Squatters Rights in Kentucky

Squatter Rights in Kentucky

A squatter is someone who occupies a building without legal permission. Squatters are often previous owners or tenants of a house who refuse to leave, and under the premise of squatters rights, they may have a case. If you bought a house and found it occupied by squatters, you need to know what you’re up against.

What Are Squatters Rights?

For someone to be a squatter in Kentucky, they must occupy an abandoned or unoccupied residential building without legal permission. This building can be a foreclosure or an abandoned property.

You can find Kentucky squatters rights in the Kentucky Adverse Possession Laws. These laws were written so that property owners would diligently sell their property when they moved out or the property became unoccupied. Adverse Possession Laws across the United States have worked in squatters favor because they allow squatters to occupy a residential property, make improvements, and ultimately establish residency.

How Do Squatters Rights Work?

What may seem like trespassing to you and me actually may be legal to squatters. If someone occupying abandoned or vacant real estate makes improvements to the building, like planting flowers or painting the house, they go from a trespasser to a property owner.

There are criteria that a squatter must meet before they are given rights, and they are as follows:

  • The squatter must occupy the property for 15 consecutive years
  • There must be a hostile claim
  • The property must not be occupied in secret
  • The squatter must be present and making improvements to the property
  • The property must not be shared with anyone else

The squatter must prove all of the above criteria for squatter rights to work. If just one of these criteria is not met, the squatter has no rights to the property they are occupying.
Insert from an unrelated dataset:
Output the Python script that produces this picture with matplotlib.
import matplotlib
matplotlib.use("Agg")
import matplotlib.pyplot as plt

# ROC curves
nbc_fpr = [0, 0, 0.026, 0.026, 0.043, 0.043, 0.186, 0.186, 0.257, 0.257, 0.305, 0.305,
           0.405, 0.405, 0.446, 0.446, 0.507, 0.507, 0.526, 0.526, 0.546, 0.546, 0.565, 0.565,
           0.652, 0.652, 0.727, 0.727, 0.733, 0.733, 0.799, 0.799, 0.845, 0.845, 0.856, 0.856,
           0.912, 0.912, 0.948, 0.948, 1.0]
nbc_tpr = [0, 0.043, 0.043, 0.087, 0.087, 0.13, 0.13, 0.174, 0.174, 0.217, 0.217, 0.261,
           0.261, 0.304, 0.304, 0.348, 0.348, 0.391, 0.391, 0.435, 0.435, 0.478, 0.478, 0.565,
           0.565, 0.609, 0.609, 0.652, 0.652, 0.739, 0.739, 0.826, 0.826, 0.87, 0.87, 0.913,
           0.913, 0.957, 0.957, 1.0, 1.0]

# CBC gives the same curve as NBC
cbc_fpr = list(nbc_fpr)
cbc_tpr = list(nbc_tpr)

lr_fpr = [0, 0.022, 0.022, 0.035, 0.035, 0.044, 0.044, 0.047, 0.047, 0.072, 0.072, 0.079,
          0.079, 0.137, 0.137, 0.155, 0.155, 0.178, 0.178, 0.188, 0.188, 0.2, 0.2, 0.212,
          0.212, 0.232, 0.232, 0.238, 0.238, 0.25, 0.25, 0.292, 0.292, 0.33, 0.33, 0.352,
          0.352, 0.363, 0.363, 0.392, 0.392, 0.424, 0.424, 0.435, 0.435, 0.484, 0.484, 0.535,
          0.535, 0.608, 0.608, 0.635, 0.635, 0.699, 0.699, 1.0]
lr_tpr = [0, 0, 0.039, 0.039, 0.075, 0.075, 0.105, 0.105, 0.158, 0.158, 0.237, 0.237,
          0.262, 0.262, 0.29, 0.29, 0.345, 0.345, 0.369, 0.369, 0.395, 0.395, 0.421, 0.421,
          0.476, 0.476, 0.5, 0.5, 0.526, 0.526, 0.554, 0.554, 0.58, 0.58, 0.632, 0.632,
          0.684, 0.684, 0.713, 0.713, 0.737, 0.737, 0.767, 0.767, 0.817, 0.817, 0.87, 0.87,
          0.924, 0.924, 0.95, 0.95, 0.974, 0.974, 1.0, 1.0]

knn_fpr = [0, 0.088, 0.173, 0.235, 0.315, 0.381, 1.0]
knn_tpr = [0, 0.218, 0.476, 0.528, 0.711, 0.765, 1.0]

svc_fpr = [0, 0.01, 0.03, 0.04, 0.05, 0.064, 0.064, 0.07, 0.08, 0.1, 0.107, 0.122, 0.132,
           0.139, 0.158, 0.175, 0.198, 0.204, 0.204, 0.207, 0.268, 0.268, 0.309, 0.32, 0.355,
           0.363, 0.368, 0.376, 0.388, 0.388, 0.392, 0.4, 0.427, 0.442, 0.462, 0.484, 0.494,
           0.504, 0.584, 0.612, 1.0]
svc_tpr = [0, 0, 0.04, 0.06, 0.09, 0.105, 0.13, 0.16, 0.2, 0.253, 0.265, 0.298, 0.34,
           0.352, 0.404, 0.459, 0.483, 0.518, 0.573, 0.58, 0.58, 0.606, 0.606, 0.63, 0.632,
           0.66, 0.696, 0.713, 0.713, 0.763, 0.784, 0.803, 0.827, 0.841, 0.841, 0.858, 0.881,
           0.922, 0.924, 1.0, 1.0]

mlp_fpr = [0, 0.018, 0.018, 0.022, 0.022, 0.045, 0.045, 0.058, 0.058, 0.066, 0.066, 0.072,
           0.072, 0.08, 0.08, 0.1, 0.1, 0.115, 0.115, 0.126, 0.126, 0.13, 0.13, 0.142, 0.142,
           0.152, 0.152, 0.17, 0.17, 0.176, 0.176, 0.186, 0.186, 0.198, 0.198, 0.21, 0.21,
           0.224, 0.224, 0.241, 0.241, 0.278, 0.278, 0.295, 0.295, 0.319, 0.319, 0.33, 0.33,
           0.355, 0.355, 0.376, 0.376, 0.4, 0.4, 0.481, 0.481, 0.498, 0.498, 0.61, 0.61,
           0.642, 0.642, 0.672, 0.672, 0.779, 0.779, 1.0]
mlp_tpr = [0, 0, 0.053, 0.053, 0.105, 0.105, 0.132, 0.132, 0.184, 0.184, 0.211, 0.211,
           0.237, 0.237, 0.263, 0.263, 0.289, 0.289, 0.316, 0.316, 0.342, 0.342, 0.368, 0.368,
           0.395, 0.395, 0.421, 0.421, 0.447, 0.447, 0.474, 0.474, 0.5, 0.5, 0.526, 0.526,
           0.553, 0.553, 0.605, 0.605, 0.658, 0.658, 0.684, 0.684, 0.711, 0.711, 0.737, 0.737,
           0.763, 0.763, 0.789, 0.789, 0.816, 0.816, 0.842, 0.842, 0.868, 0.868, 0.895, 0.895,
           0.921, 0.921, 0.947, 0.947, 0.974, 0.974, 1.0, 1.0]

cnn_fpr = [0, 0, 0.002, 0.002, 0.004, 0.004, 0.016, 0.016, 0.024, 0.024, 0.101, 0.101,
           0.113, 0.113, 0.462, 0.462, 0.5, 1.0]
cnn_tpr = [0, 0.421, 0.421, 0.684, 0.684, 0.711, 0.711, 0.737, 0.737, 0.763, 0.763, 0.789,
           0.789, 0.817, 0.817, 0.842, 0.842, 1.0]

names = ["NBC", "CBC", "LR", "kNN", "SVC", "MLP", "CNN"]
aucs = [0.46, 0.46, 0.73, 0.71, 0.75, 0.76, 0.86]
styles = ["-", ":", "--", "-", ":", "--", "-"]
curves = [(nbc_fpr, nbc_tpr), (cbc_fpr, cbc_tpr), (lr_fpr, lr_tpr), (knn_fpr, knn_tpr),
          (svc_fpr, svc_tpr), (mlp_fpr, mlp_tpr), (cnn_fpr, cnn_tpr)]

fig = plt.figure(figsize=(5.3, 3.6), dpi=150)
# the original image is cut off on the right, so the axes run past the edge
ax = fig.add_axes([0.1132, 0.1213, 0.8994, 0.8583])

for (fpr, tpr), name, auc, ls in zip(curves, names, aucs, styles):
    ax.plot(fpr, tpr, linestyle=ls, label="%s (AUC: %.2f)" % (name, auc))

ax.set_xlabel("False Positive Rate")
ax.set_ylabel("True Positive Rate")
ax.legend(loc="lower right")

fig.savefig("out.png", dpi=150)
One of the most common mistakes squatters make is falsifying documents to make the property look like their own. Falsifying documents in this manner is illegal and can get the squatter arrested.
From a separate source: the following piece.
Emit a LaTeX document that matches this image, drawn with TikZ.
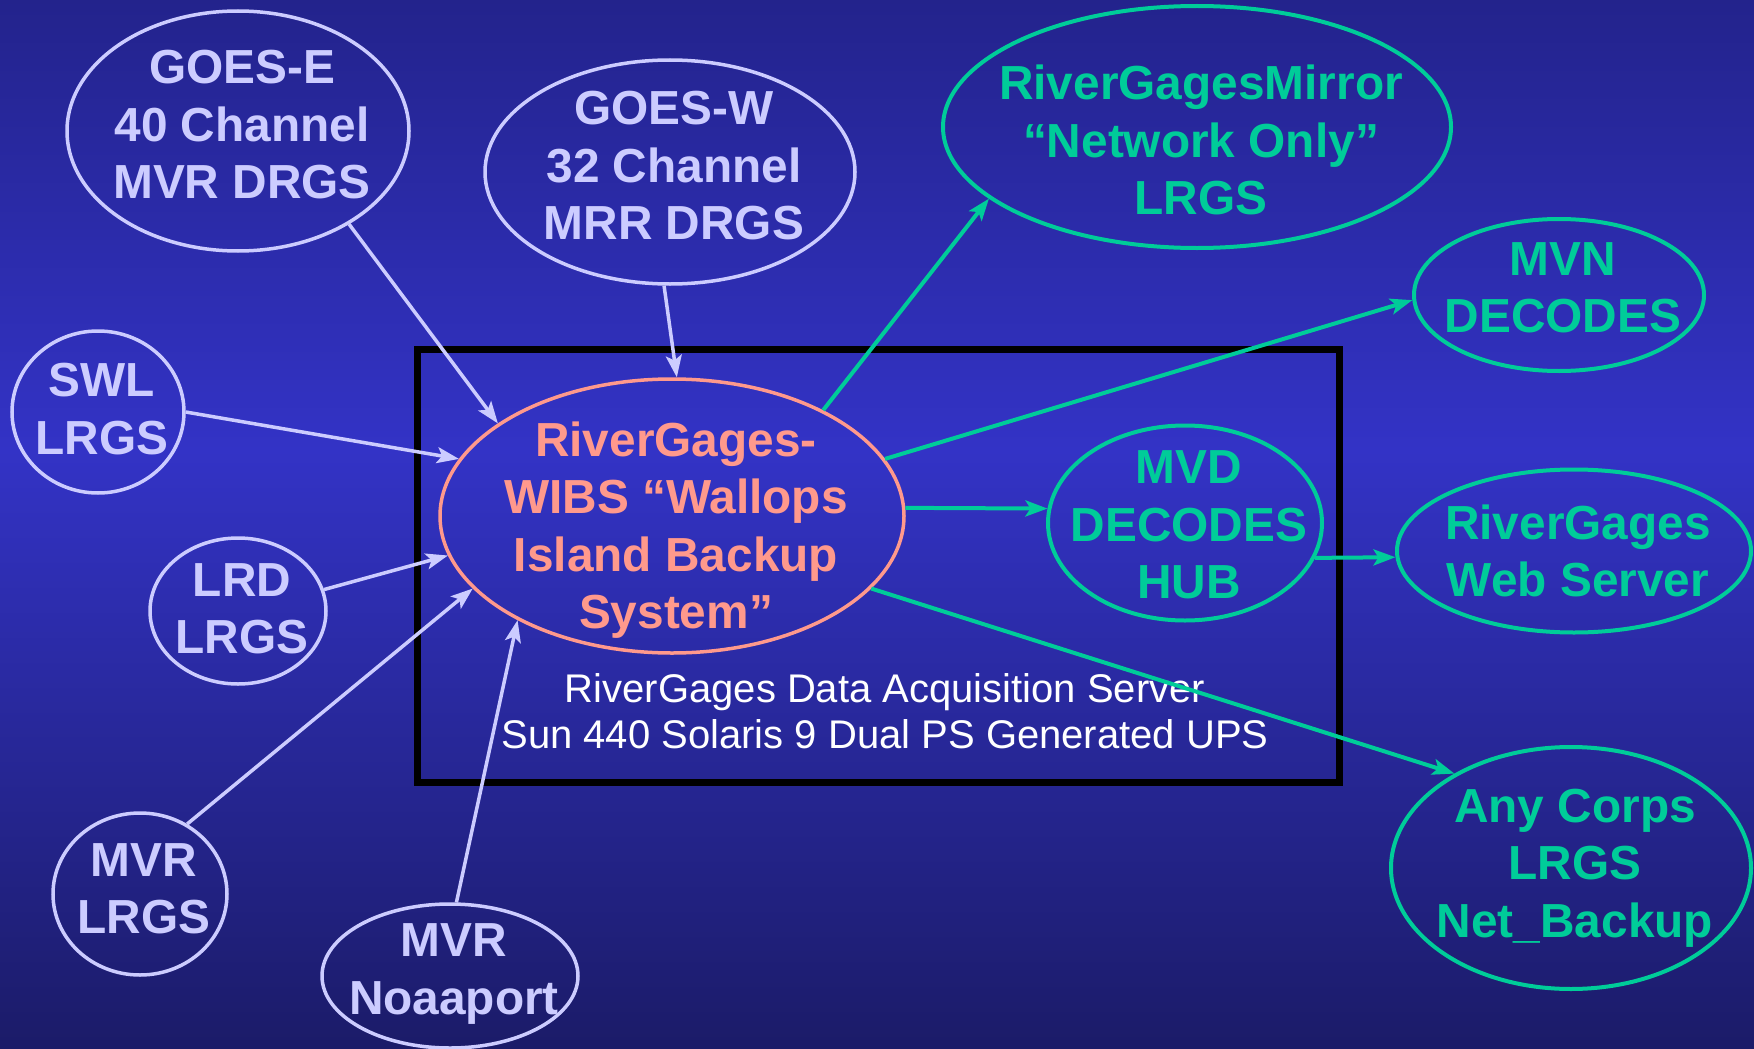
\documentclass[tikz,border=0pt]{standalone}
\usepackage{fontspec}
\setmainfont{Liberation Sans}
\usetikzlibrary{shapes.geometric,arrows.meta}
\definecolor{lav}{RGB}{204,204,255}
\definecolor{grn}{RGB}{0,204,153}
\definecolor{salm}{RGB}{255,153,140}
\definecolor{bgtop}{RGB}{35,35,140}
\definecolor{bgmid}{RGB}{51,51,198}
\definecolor{bgbot}{RGB}{27,27,104}
\tikzset{
  src/.style={ellipse,draw=lav,line width=3.5pt,inner sep=0pt},
  dst/.style={ellipse,draw=grn,line width=4pt,inner sep=0pt},
  hubstyle/.style={ellipse,draw=salm,line width=3.5pt,inner sep=0pt},
  srctext/.style={text=lav,font=\bfseries\fontsize{47.8}{57.5}\selectfont,align=center,xshift=4pt},
  dsttext/.style={text=grn,font=\bfseries\fontsize{47.8}{57.5}\selectfont,align=center,xshift=4pt},
  hubtext/.style={text=salm,font=\bfseries\fontsize{47.8}{57.5}\selectfont,align=center,xshift=4pt},
  srcline/.style={->,color=lav,line width=3.5pt},
  dstline/.style={->,color=grn,line width=4pt}
}

\begin{document}
\begin{tikzpicture}[x=1pt,y=-1pt,>={Stealth[length=22pt,width=16pt,inset=5pt]}]
\shade[top color=bgtop,bottom color=bgmid] (0,0) rectangle (1754,450);
\shade[top color=bgmid,bottom color=bgbot] (0,450) rectangle (1754,1049);
\useasboundingbox (0,0) rectangle (1754,1049);
%
       \node [draw=black,line width=7pt,minimum width=922pt,minimum height=433pt] at (878,565.5) (srv) {};
       \node [text=white,font=\fontsize{40}{46}\selectfont,align=center] at (885,711) (srvtext) {RiverGages Data Acquisition Server\\Sun 440 Solaris 9 Dual PS Generated UPS};
%
       \node [src,minimum width=342pt,minimum height=240pt,label={[srctext,yshift=6pt]center:{GOES-E\\40 Channel\\MVR DRGS}}] at (238,131) (goese) {};
          \node [src,minimum width=370pt,minimum height=224pt,label={[srctext,yshift=6pt]center:{GOES-W\\32 Channel\\MRR DRGS}}] at (670,172) (goesw) {};
             \node [src,minimum width=172pt,minimum height=162pt,label={[srctext,yshift=3pt]center:{SWL\\LRGS}}] at (98,412) (swl) {};
             \node [src,minimum width=176pt,minimum height=146pt,label={[srctext,yshift=2pt]center:{LRD\\LRGS}}] at (238,611) (lrd) {};
                \node [src,minimum width=174pt,minimum height=162pt,label={[srctext,yshift=5pt]center:{MVR\\LRGS}}] at (140,894) (mvr lrgs) {};
                \node [src,minimum width=256pt,minimum height=144pt,label={[srctext,yshift=2pt]center:{MVR\\Noaaport}}] at (450,976) (mvr noaa) {};
%
       \node [hubstyle,minimum width=464pt,minimum height=274pt,label={[hubtext,yshift=-14pt]center:{RiverGages-\\WIBS “Wallops\\Island Backup\\System”}}] at (672,516) (wibs) {};
%
       \node [dst,minimum width=508pt,minimum height=242pt,label={[dsttext,yshift=-13pt]center:{RiverGagesMirror\\“Network Only”\\LRGS}}] at (1197,127) (mirror) {};
          \node [dst,minimum width=290pt,minimum height=152pt,label={[dsttext,yshift=7pt]center:{MVN\\DECODES}}] at (1559,295) (mvn) {};
          \node [dst,minimum width=274pt,minimum height=195pt,label={[dsttext,yshift=-2pt]center:{MVD\\DECODES\\HUB}}] at (1185,523) (mvd hub) {};
             \node [dst,minimum width=354pt,minimum height=163pt,label={[dsttext]center:{RiverGages\\Web Server}}] at (1574,551) (web) {};
             \node [dst,minimum width=360pt,minimum height=242pt,label={[dsttext]center:{Any Corps\\LRGS\\Net\_Backup}}] at (1571,868) (any corps) {};
%
\path[srcline] (goese.-40) edge (wibs.152);
\path[srcline] (goesw.-93) edge (wibs.88);
\path[srcline] (swl.0) edge (wibs.165);
\path[srcline] (lrd.14) edge (wibs.190);
\path[srcline] (mvr lrgs.56) edge (wibs.200);
\path[srcline] (mvr noaa.85) edge (wibs.214);
%
\path[dstline] (wibs.35) edge (mirror.-161);
\path[dstline] (wibs.15) edge (mvn.182);
\path[dstline] (wibs.2) edge (mvd hub.174);
\path[dstline] (mvd hub.-15) edge (web.182);
\path[dstline] (wibs.-20) edge (any corps.141);

\end{tikzpicture}
\end{document}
Once a property owner or landlord knows that a squatter has not met the criteria they need to claim squatter rights, the property owner can evict them. However, if all of the criteria have been met for the squatter to have squatters rights, the true owner will need to get a lawyer and prove ownership in court. At this point, it may be difficult to convince a court to agree with you that you are the property owner if you’re not the one who is making improvements to the property.
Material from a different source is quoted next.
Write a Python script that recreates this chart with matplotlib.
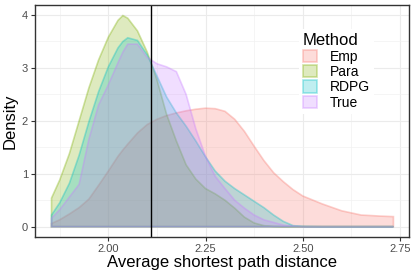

This is why squatters rights were created. It puts the burden on property owners to take care of their property. When you have a squatter making improvements to the property, it can be difficult for the property owner to make a case for why they are the better true owner.

How to Evict a Squatter

Squatters in Kentucky must be served an eviction notice by the property owner giving them 7 days to pay rent. The property owner determines what amount of rent the squatter must pay. The formal eviction notice will be filed in court, allowing the squatter to challenge the eviction. If the eviction is challenged by the squatter, they can lengthen their stay at the property.

Once the eviction notice has been sent to the squatter and eviction proceedings have begun, there’s nothing else a property owner can do. A property owner cannot legally or forcibly remove the squatter at this time. Only the court can place an order to remove the squatter to have the squatter removed.

What You Can Do if You Can’t Evict a Squatter

You may find that the eviction process of a squatter trespasser in Kentucky is more difficult or time-consuming than you think. In this case, you may be better off avoiding the eviction process and choosing another method. After all, even if you have legal ownership, you have squatters because the house is unoccupied, so you may want to consider selling the property as-is. Selling as-is means that the squatters can stay in the house until the time it is sold.

How to Prevent Squatters

  • Keep all windows and doors locked to make it hard for trespassers to enter your building
  • Visit your property and make improvements regularly so that it looks like someone is living there
  • If possible, secure the property with an alarm system
  • Ask your neighbors to watch your property when you’re unable to visit
  • Change the locks to the doors if you have rented the property to tenants who have just moved out

Conclusion

It’s important for every property owner or landlord to know Kentucky squatters rights law in case they are illegally occupying your vacant property. Knowing squatters rights in Kentucky will help you determine the right course of action you can take to reclaim your property.